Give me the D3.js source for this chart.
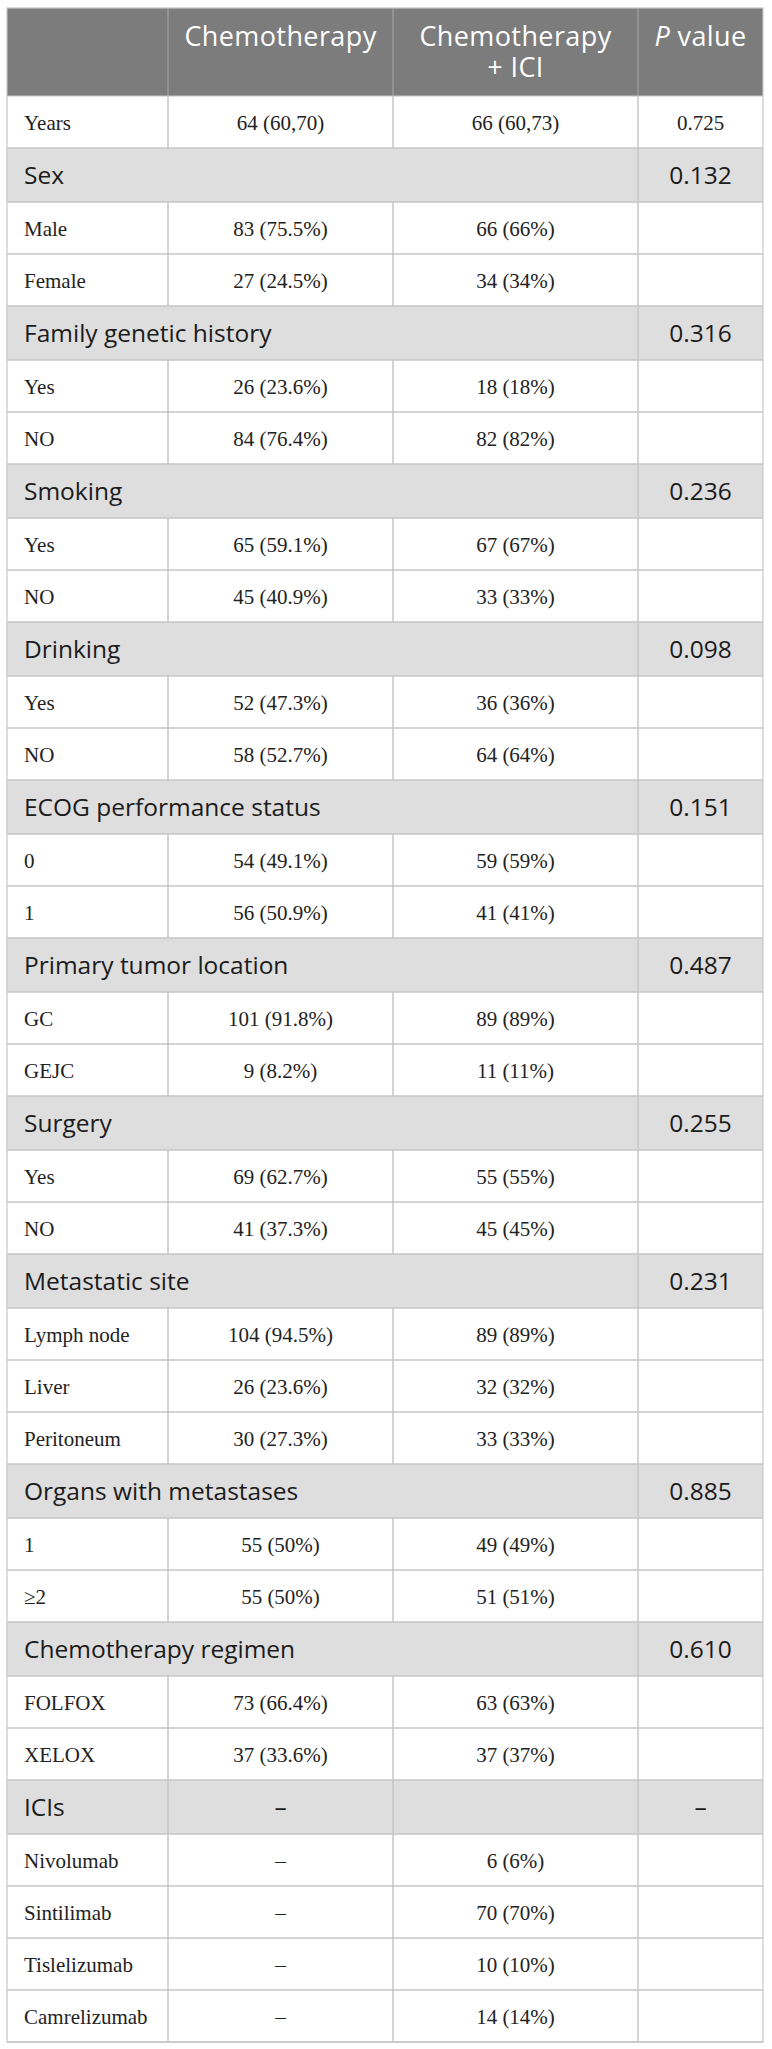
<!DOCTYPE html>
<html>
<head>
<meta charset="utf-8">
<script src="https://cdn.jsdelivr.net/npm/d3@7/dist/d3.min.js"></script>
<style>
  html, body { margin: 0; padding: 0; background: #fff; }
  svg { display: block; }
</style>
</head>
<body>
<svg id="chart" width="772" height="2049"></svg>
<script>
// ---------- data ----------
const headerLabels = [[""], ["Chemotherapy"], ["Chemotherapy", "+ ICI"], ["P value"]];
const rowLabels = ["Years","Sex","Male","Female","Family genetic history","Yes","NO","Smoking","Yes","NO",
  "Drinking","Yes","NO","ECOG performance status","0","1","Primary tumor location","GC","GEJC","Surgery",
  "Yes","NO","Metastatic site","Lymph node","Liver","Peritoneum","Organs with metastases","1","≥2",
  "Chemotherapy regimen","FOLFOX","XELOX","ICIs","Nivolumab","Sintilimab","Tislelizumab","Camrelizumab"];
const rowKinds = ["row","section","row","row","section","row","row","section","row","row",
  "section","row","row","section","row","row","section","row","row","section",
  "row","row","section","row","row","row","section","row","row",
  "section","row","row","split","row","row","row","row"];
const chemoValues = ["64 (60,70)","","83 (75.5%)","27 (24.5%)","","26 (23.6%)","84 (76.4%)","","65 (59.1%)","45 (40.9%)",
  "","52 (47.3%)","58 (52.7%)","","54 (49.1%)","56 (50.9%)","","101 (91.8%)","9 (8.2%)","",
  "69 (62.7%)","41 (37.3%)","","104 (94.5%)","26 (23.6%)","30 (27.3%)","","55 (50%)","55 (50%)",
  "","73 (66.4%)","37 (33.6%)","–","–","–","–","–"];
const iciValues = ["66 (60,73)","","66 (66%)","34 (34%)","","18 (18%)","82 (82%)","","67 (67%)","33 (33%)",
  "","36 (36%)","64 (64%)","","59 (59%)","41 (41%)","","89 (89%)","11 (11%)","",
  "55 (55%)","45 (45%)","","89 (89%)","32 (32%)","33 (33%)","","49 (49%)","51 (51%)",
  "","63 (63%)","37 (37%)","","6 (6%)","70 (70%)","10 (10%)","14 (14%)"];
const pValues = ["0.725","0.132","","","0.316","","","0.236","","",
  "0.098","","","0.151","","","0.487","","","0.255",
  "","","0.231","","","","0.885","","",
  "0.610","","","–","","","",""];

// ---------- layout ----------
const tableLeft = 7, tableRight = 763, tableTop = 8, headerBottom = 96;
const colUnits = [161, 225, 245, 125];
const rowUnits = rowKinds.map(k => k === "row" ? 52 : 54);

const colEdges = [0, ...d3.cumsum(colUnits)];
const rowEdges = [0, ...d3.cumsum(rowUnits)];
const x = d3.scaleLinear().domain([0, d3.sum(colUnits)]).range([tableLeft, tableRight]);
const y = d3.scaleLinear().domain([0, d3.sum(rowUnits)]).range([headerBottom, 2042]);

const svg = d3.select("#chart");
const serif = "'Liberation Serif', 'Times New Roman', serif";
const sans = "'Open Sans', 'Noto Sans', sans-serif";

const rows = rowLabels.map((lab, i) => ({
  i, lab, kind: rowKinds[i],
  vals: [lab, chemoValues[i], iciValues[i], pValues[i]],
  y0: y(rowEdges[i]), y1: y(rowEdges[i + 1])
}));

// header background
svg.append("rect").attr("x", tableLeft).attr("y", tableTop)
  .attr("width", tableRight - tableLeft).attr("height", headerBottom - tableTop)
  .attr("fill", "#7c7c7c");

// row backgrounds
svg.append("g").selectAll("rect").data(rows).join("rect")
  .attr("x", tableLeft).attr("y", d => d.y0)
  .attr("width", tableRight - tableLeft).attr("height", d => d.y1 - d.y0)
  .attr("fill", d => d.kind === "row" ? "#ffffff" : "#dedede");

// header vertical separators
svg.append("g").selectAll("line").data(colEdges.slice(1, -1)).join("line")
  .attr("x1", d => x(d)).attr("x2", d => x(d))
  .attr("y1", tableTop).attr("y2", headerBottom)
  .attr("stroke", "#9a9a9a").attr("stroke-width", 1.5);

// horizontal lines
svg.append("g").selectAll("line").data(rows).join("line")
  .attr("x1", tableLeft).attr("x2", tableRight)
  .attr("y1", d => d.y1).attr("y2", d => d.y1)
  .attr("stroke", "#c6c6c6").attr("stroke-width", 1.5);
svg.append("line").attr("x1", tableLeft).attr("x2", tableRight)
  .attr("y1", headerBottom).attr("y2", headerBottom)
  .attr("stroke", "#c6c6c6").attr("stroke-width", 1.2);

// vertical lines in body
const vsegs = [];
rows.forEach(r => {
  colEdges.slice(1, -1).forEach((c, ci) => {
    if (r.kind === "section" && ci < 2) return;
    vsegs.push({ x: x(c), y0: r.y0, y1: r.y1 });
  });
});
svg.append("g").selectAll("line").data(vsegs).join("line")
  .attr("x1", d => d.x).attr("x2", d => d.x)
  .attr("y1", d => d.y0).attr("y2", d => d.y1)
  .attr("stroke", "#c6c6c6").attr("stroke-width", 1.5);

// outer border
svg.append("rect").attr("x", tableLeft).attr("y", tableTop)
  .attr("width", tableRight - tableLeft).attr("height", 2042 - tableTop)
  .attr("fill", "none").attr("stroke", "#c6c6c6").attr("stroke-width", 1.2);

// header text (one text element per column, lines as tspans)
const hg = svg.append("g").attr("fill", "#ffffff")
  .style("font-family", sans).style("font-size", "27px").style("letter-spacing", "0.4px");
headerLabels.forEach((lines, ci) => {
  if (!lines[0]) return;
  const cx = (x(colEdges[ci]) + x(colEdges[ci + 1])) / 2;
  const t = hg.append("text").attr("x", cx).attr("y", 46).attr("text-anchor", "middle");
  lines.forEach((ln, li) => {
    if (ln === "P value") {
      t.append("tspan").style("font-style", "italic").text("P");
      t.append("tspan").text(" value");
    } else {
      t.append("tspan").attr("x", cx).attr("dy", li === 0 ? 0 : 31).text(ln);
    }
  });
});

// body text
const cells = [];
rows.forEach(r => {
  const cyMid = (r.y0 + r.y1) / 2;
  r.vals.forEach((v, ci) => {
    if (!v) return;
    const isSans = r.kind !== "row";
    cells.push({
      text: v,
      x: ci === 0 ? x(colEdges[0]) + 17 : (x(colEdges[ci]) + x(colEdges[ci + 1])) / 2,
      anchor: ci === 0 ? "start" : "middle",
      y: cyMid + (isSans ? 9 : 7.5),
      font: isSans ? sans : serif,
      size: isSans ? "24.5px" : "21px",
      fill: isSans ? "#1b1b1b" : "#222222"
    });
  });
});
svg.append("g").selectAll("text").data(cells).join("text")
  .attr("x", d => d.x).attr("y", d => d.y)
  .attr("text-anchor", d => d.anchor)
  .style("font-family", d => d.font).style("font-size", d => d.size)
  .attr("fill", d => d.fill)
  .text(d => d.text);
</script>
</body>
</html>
++++++++
Write out the full listing verbatim, excluding its pictures.

Give me the D3.js source for this chart.
<!DOCTYPE html>
<html>
<head>
<meta charset="utf-8">
<script src="https://cdn.jsdelivr.net/npm/d3@7/dist/d3.min.js"></script>
<style>
  html, body { margin: 0; padding: 0; background: #fff; }
  svg { display: block; }
</style>
</head>
<body>
<svg id="chart" width="772" height="2049"></svg>
<script>
// ---------- data ----------
const headerLabels = [[""], ["Chemotherapy"], ["Chemotherapy", "+ ICI"], ["P value"]];
const rowLabels = ["Years","Sex","Male","Female","Family genetic history","Yes","NO","Smoking","Yes","NO",
  "Drinking","Yes","NO","ECOG performance status","0","1","Primary tumor location","GC","GEJC","Surgery",
  "Yes","NO","Metastatic site","Lymph node","Liver","Peritoneum","Organs with metastases","1","≥2",
  "Chemotherapy regimen","FOLFOX","XELOX","ICIs","Nivolumab","Sintilimab","Tislelizumab","Camrelizumab"];
const rowKinds = ["row","section","row","row","section","row","row","section","row","row",
  "section","row","row","section","row","row","section","row","row","section",
  "row","row","section","row","row","row","section","row","row",
  "section","row","row","split","row","row","row","row"];
const chemoValues = ["64 (60,70)","","83 (75.5%)","27 (24.5%)","","26 (23.6%)","84 (76.4%)","","65 (59.1%)","45 (40.9%)",
  "","52 (47.3%)","58 (52.7%)","","54 (49.1%)","56 (50.9%)","","101 (91.8%)","9 (8.2%)","",
  "69 (62.7%)","41 (37.3%)","","104 (94.5%)","26 (23.6%)","30 (27.3%)","","55 (50%)","55 (50%)",
  "","73 (66.4%)","37 (33.6%)","–","–","–","–","–"];
const iciValues = ["66 (60,73)","","66 (66%)","34 (34%)","","18 (18%)","82 (82%)","","67 (67%)","33 (33%)",
  "","36 (36%)","64 (64%)","","59 (59%)","41 (41%)","","89 (89%)","11 (11%)","",
  "55 (55%)","45 (45%)","","89 (89%)","32 (32%)","33 (33%)","","49 (49%)","51 (51%)",
  "","63 (63%)","37 (37%)","","6 (6%)","70 (70%)","10 (10%)","14 (14%)"];
const pValues = ["0.725","0.132","","","0.316","","","0.236","","",
  "0.098","","","0.151","","","0.487","","","0.255",
  "","","0.231","","","","0.885","","",
  "0.610","","","–","","","",""];

// ---------- layout ----------
const tableLeft = 7, tableRight = 763, tableTop = 8, headerBottom = 96;
const colUnits = [161, 225, 245, 125];
const rowUnits = rowKinds.map(k => k === "row" ? 52 : 54);

const colEdges = [0, ...d3.cumsum(colUnits)];
const rowEdges = [0, ...d3.cumsum(rowUnits)];
const x = d3.scaleLinear().domain([0, d3.sum(colUnits)]).range([tableLeft, tableRight]);
const y = d3.scaleLinear().domain([0, d3.sum(rowUnits)]).range([headerBottom, 2042]);

const svg = d3.select("#chart");
const serif = "'Liberation Serif', 'Times New Roman', serif";
const sans = "'Open Sans', 'Noto Sans', sans-serif";

const rows = rowLabels.map((lab, i) => ({
  i, lab, kind: rowKinds[i],
  vals: [lab, chemoValues[i], iciValues[i], pValues[i]],
  y0: y(rowEdges[i]), y1: y(rowEdges[i + 1])
}));

// header background
svg.append("rect").attr("x", tableLeft).attr("y", tableTop)
  .attr("width", tableRight - tableLeft).attr("height", headerBottom - tableTop)
  .attr("fill", "#7c7c7c");

// row backgrounds
svg.append("g").selectAll("rect").data(rows).join("rect")
  .attr("x", tableLeft).attr("y", d => d.y0)
  .attr("width", tableRight - tableLeft).attr("height", d => d.y1 - d.y0)
  .attr("fill", d => d.kind === "row" ? "#ffffff" : "#dedede");

// header vertical separators
svg.append("g").selectAll("line").data(colEdges.slice(1, -1)).join("line")
  .attr("x1", d => x(d)).attr("x2", d => x(d))
  .attr("y1", tableTop).attr("y2", headerBottom)
  .attr("stroke", "#9a9a9a").attr("stroke-width", 1.5);

// horizontal lines
svg.append("g").selectAll("line").data(rows).join("line")
  .attr("x1", tableLeft).attr("x2", tableRight)
  .attr("y1", d => d.y1).attr("y2", d => d.y1)
  .attr("stroke", "#c6c6c6").attr("stroke-width", 1.5);
svg.append("line").attr("x1", tableLeft).attr("x2", tableRight)
  .attr("y1", headerBottom).attr("y2", headerBottom)
  .attr("stroke", "#c6c6c6").attr("stroke-width", 1.2);

// vertical lines in body
const vsegs = [];
rows.forEach(r => {
  colEdges.slice(1, -1).forEach((c, ci) => {
    if (r.kind === "section" && ci < 2) return;
    vsegs.push({ x: x(c), y0: r.y0, y1: r.y1 });
  });
});
svg.append("g").selectAll("line").data(vsegs).join("line")
  .attr("x1", d => d.x).attr("x2", d => d.x)
  .attr("y1", d => d.y0).attr("y2", d => d.y1)
  .attr("stroke", "#c6c6c6").attr("stroke-width", 1.5);

// outer border
svg.append("rect").attr("x", tableLeft).attr("y", tableTop)
  .attr("width", tableRight - tableLeft).attr("height", 2042 - tableTop)
  .attr("fill", "none").attr("stroke", "#c6c6c6").attr("stroke-width", 1.2);

// header text (one text element per column, lines as tspans)
const hg = svg.append("g").attr("fill", "#ffffff")
  .style("font-family", sans).style("font-size", "27px").style("letter-spacing", "0.4px");
headerLabels.forEach((lines, ci) => {
  if (!lines[0]) return;
  const cx = (x(colEdges[ci]) + x(colEdges[ci + 1])) / 2;
  const t = hg.append("text").attr("x", cx).attr("y", 46).attr("text-anchor", "middle");
  lines.forEach((ln, li) => {
    if (ln === "P value") {
      t.append("tspan").style("font-style", "italic").text("P");
      t.append("tspan").text(" value");
    } else {
      t.append("tspan").attr("x", cx).attr("dy", li === 0 ? 0 : 31).text(ln);
    }
  });
});

// body text
const cells = [];
rows.forEach(r => {
  const cyMid = (r.y0 + r.y1) / 2;
  r.vals.forEach((v, ci) => {
    if (!v) return;
    const isSans = r.kind !== "row";
    cells.push({
      text: v,
      x: ci === 0 ? x(colEdges[0]) + 17 : (x(colEdges[ci]) + x(colEdges[ci + 1])) / 2,
      anchor: ci === 0 ? "start" : "middle",
      y: cyMid + (isSans ? 9 : 7.5),
      font: isSans ? sans : serif,
      size: isSans ? "24.5px" : "21px",
      fill: isSans ? "#1b1b1b" : "#222222"
    });
  });
});
svg.append("g").selectAll("text").data(cells).join("text")
  .attr("x", d => d.x).attr("y", d => d.y)
  .attr("text-anchor", d => d.anchor)
  .style("font-family", d => d.font).style("font-size", d => d.size)
  .attr("fill", d => d.fill)
  .text(d => d.text);
</script>
</body>
</html>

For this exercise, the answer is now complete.